Однако равнение на Ленина и Дзержинского было для поэта формальным, установочным. А вот к Пушкину влекло подлинное, настоящее чувство: «Я люблю вас, но живого, а не мумию…» Потому и равнялся на него постоянно. И радостное ощущение своей близости к Александру Сергеевичу даже по такому ничтожному поводу, как начальные буквы фамилий: «После смерти нам стоять почти что рядом: вы на Пе, а я на эМ». И тут же ревность к одному из не слишком даровитых коллег: «Между нами – вот беда – позатесался Надсон. Мы попросим, чтоб его куда-нибудь на Ща!»
Но, как говориться, не желай другому того, чего себе не желаешь. На Ща оказался спроважен не Надсон, а… сам Владимир Владимирович. Причём, усильями всё той же Лили Юрьевны Брик, которая называла его «Щеном», т. е. щенком и столь успешно надрессировала поэта отзываться на эту кличку, что и сам он свои послания к ней, обычно подписывал своим домашним псевдонимом – «Щен».
Вот ведь как психологически ловко обыграла Лиля Юрьевна разницу в возрасте между собой и поэтом, разницу, которая, казалось, была не в её пользу. Ну, а Маяковский за все пренебрежения, все «охлаждения» и измены только больше и больше любил её, тем самым оправдывая и кличку «Щен», и своё давнее поэтическое наблюдение: «Видели, как собака бьющую руку лижет?»
А била его Лиля Юрьевна, почитай, постоянно – и нелюбовью своею, и каждым словом, пренебрежительным, властным, и даже этой презрительной кличкой. И всё он сносил с безропотной покорностью, да ещё чуть ли хвостиком ни повиливал. Щенок и есть щенок. Впрочем, и этой самой горькой, самой сокровенной своей бедой поделился Владимир Владимирович с Пушкином:
Дайте руку
Вот грудная клетка.
Слушайте,
уже не стук, а стон;
тревожусь я о нём,
в щенка смирённом львёнке.
Укротительницу, смирившую не только гордое сердце поэта, но и его самого, уже можно и не называть. Известно, кто такая…

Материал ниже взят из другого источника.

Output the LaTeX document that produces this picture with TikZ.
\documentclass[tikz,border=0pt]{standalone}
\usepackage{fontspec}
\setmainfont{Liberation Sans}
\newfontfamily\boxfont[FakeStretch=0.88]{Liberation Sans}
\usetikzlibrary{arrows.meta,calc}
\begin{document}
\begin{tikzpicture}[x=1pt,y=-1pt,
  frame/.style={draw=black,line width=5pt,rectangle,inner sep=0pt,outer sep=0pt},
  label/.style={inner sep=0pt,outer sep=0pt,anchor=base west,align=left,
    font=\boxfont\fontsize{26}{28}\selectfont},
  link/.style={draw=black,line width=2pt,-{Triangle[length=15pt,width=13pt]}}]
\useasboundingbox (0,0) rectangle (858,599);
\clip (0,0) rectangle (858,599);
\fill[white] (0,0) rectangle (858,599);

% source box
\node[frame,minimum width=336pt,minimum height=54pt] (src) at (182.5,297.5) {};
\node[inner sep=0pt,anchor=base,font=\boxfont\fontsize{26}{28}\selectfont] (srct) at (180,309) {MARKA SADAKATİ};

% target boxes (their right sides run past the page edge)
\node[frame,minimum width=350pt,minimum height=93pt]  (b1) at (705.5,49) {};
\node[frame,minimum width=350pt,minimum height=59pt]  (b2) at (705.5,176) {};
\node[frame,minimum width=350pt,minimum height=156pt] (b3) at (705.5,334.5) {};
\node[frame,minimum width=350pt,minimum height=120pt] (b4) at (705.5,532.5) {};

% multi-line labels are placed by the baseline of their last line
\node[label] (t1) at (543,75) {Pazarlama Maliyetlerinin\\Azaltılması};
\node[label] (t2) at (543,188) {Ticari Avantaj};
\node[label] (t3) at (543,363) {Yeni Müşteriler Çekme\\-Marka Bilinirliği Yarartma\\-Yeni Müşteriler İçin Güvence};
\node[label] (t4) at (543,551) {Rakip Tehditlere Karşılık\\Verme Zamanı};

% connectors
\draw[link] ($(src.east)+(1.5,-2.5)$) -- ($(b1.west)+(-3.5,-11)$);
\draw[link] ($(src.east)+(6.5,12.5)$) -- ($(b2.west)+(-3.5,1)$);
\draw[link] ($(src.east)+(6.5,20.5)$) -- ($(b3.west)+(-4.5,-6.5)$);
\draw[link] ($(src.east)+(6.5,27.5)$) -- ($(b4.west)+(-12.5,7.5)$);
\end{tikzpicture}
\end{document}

Владимир Владимирович, пожалуй, только Пушкина и ощущал близким, по-настоящему родным человеком. В этом главная трагедия великих: они, как вершины, одиноко поднимающиеся над чуждой, безучастной к их судьбам равниной. И переговариваются через столетия, как Маяковский с Пушкиным в стихотворении «Юбилейное»… Впрочем, сами виноваты. Рвались, наивные, к совершенству, которое необратимым образом и отделило, и удалило их от всех прочих нормальных людей.
Однажды Владимир Владимирович, споря с Луначарским в «Кафе поэтов», заявил, что когда-нибудь ему на этом месте поставят памятник. Ошибся всего на несколько сотен метров. Однако позднее, в зрелые годы поэт уже совсем иначе относился к отлитой в металл славе, понимая её суетность и пошлость. И даже попробовал отречься от своей высокой избранности, и даже помечтал вернуться к людям, в их общую безликую массу, в толпу:
Пускай
за гениями
безутешною вдовой
плетётся слава
в похоронном марше —
умри, мой стих,
умри, как рядовой,
как безымянные
на штурмах мёрли наши!
Мне наплевать
на бронзы многопудье,
мне наплевать
на мраморную слизь.
Сочтёмся славою —
ведь мы свои же люди, —
пускай нам
общим памятником будет
построенный
в боях
социализм.
Уже и от социализма российского остались одни воспоминания, а стихи Маяковского живут, ибо нет на земле ничего долговечнее глубокого и мудрого, искреннего и страстного поэтического слова.